ROBERT AND FRANCES FLAHERTY: A
DOCUMENTARY LIFE, 1883-1922
McGill-Queen's University Press,
2005. $39.95
Reviewed by Lawrence Millman
Robert Christopher's Robert and
Frances Flaherty: A Documentary Life consists primarily of journals, diary
entries, and essay fragments that detail Flaherty's experience in the Arctic up
to and including the filming of Nanook of the North, the most famous film about the Inuit ever made. The
Flaherty who emerges from its pages is a man with almost no interest in his
subjects except when they can be translated into cinematic images. In retrospect, he seems to have
been not so much a romantic -- a trait for which he's been both celebrated and
blamed -- as he was a flagrant purveyor of romanticism.

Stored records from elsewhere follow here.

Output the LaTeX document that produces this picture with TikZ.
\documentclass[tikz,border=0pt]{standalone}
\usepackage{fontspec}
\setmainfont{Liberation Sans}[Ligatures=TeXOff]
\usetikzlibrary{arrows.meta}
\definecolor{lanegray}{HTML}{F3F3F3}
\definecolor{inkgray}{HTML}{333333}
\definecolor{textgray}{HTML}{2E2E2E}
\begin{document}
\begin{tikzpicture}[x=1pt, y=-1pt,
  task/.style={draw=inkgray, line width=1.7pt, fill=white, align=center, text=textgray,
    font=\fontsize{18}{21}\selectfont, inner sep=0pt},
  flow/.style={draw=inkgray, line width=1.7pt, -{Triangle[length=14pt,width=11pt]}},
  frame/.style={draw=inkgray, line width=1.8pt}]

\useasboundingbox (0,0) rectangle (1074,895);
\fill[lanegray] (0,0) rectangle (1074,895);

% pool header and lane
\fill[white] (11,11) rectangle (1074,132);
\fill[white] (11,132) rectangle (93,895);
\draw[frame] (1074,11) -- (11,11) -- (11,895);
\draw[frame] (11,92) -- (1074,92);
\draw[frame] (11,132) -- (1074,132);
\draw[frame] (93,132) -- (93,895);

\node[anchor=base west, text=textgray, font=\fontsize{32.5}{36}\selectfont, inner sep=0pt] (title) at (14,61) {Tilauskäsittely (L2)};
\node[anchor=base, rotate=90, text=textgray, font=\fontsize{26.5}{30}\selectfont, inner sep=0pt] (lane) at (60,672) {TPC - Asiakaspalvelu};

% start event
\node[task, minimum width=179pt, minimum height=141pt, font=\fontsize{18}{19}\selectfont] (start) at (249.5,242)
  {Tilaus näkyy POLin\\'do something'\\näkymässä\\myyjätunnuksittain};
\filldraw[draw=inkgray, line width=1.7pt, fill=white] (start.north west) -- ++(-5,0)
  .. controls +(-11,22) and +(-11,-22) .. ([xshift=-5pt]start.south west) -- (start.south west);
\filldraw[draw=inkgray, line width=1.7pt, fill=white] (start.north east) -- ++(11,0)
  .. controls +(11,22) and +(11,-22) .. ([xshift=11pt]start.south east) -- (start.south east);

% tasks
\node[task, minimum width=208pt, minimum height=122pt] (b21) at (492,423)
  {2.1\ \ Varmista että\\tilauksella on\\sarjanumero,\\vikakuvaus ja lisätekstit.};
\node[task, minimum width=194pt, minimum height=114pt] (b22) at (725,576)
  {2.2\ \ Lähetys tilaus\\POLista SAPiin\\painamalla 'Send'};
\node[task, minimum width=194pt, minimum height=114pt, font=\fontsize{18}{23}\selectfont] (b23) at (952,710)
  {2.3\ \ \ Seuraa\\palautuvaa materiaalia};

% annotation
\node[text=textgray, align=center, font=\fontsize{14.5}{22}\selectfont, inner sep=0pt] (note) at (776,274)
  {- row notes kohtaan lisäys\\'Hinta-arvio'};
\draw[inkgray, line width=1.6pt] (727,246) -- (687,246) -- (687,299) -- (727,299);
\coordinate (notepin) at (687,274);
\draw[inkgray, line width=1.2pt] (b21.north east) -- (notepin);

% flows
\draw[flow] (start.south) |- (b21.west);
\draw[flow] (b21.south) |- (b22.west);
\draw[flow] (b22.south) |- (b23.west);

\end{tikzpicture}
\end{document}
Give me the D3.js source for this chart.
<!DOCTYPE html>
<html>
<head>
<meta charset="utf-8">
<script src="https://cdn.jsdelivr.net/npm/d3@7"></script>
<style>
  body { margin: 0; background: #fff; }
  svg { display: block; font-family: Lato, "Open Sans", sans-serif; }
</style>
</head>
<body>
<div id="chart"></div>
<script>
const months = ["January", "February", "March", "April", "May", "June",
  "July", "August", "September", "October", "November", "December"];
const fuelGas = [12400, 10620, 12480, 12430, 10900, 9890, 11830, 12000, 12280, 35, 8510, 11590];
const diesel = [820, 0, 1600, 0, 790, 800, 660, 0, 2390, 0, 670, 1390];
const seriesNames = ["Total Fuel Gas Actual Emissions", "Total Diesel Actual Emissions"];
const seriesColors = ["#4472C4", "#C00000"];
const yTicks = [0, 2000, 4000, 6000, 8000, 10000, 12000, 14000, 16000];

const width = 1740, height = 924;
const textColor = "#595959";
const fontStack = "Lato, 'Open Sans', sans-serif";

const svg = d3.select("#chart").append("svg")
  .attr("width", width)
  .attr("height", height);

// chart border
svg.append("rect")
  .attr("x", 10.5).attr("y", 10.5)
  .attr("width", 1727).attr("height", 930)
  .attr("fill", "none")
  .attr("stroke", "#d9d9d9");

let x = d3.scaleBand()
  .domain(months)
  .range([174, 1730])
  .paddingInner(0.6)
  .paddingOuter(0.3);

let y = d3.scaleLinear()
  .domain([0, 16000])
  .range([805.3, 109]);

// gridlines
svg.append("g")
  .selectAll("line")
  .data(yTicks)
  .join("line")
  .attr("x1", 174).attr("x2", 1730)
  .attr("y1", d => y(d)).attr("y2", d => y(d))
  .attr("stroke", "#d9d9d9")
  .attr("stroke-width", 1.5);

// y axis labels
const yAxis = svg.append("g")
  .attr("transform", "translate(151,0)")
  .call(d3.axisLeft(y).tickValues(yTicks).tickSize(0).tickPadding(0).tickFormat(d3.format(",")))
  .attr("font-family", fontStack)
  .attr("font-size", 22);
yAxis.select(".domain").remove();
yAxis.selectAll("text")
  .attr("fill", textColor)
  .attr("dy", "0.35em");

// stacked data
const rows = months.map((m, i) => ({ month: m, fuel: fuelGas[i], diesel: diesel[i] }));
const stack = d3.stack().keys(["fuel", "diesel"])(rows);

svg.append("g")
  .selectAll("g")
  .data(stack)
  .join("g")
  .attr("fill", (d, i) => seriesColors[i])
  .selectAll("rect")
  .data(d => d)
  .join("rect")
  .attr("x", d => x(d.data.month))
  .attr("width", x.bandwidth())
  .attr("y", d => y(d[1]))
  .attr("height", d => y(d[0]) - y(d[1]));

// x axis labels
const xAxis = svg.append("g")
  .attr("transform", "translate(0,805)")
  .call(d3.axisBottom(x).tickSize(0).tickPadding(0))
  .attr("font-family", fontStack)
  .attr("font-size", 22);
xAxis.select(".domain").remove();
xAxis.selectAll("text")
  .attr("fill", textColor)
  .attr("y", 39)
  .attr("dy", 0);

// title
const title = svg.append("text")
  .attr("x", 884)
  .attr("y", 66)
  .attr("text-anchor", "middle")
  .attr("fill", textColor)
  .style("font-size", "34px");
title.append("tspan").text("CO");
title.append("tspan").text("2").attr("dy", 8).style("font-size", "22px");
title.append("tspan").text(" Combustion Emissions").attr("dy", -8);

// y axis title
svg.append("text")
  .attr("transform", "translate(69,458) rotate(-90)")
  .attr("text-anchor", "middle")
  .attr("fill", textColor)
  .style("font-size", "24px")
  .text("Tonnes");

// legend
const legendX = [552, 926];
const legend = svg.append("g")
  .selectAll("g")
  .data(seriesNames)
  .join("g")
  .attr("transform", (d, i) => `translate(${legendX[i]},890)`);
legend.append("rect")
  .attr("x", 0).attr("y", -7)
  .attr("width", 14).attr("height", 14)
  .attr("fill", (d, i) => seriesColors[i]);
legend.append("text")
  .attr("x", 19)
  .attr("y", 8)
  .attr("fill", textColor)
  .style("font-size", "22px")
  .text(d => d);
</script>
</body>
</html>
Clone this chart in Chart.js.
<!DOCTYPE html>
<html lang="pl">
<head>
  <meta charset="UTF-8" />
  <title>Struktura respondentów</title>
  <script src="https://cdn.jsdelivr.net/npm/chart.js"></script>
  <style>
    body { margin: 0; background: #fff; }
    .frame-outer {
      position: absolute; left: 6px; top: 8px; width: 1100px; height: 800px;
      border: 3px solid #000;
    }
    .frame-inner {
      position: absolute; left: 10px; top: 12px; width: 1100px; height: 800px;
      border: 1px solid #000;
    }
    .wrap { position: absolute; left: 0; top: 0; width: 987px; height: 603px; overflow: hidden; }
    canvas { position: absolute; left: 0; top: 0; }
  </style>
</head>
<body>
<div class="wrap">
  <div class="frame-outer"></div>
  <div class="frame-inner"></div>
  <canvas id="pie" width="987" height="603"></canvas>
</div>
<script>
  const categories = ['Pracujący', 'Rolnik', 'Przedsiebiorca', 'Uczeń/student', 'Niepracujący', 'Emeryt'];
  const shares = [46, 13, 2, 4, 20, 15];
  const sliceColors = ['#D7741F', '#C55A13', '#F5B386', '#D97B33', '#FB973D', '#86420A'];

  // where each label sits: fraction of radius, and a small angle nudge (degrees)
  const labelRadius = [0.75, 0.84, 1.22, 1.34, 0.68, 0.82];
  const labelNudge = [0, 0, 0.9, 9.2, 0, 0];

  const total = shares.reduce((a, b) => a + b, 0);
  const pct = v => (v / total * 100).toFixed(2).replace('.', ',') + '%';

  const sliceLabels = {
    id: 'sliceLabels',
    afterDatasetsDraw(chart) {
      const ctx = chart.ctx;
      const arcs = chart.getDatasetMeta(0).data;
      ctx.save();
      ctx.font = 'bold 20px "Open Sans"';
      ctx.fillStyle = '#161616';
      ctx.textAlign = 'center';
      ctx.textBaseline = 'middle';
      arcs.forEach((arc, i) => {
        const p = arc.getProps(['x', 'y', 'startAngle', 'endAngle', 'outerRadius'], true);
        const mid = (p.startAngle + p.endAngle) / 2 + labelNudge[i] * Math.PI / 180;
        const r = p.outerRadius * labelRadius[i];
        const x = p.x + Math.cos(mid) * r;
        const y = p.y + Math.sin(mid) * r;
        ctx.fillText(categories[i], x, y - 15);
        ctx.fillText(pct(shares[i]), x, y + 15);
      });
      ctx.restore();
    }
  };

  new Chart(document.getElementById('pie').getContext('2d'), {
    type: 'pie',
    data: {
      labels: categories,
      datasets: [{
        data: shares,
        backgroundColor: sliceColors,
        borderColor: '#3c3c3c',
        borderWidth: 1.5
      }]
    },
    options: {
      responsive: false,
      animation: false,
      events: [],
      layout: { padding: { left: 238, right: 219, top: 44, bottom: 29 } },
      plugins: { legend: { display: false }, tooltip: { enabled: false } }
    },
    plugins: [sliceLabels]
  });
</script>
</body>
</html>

Here, more or less, are the
facts. As a young man, the
future film-maker went north to search for iron ore. He kept diaries about his travels that contain an inordinate
amount of information about, for instance, wind direction. In 1914, he married a Bryn Mawr
bluestocking named Frances Hubbard, who immediately became his agent and
publicist. He now began writing his diaries, taking photographs, and making
mini-movies with an eye to the marketplace. Much of what he accomplished was
pure invention. To call his
first full-length film, Nanook of the North, "an anthropological documentary" (as the
book's publicity claims) is utter nonsense.
Here's an example of Flaherty's
capacity for invention. As
Nanook of the North was playing in theaters around the world, Flaherty
would tell reporters that Nanook -- actually, a man named Allakarialluk -- had
died of starvation.
Certainly, starvation is in keeping with the hostile environment
portrayed in the film. Not
too long ago I visited Inukjuak, where much of Nanook was filmed, and mentioned the starvation story to a 93
year old cousin of Allakarialluk's.
The old man gave me an
incredulous look. His cousin
had died of "white man's disease" (brought north by
Flaherty?), not starvation.
"Every time a ship came here from the outside," he
added, "all of us would get sick."
If Flaherty was merely a fabricator,
that would be one thing. But
he could also be quite patronizing toward the Inuit, whom his diaries typically
refer to as "Huskies."
One example will suffice: the Inuit, he writes, "are
children, mentally in particular and should always be treated as such, for like
children are their petty faults and jealousies, demanding much patience from
their Kabloona." Of
Allakarialluk, he says: "Nanook's laziness reached a climax today. Riding on the sledge much too
often and not doing his share.
Filling his pipe whilst the sledge barely strained over heavy
drifts. Busted him off,
scattering his pipe, match safe, tobacco box and him in snow." I dare say this puts into a
curious perspective Nanook's Noble Savage heroics in his eponymous film.
Christopher, apparently a gentleman as
well as a scholar, does not remark upon Flaherty's attitude toward the
Inuit. After all, he's more
of an editor than an author here.
And therein lies the rub: a biography of Flaherty's years in the
North would have been considerably more valuable than this so-called
documentary life. Still, the
book does perform an important service, since it blows the whistle -- however
unwittingly -- on a long-time Arctic icon.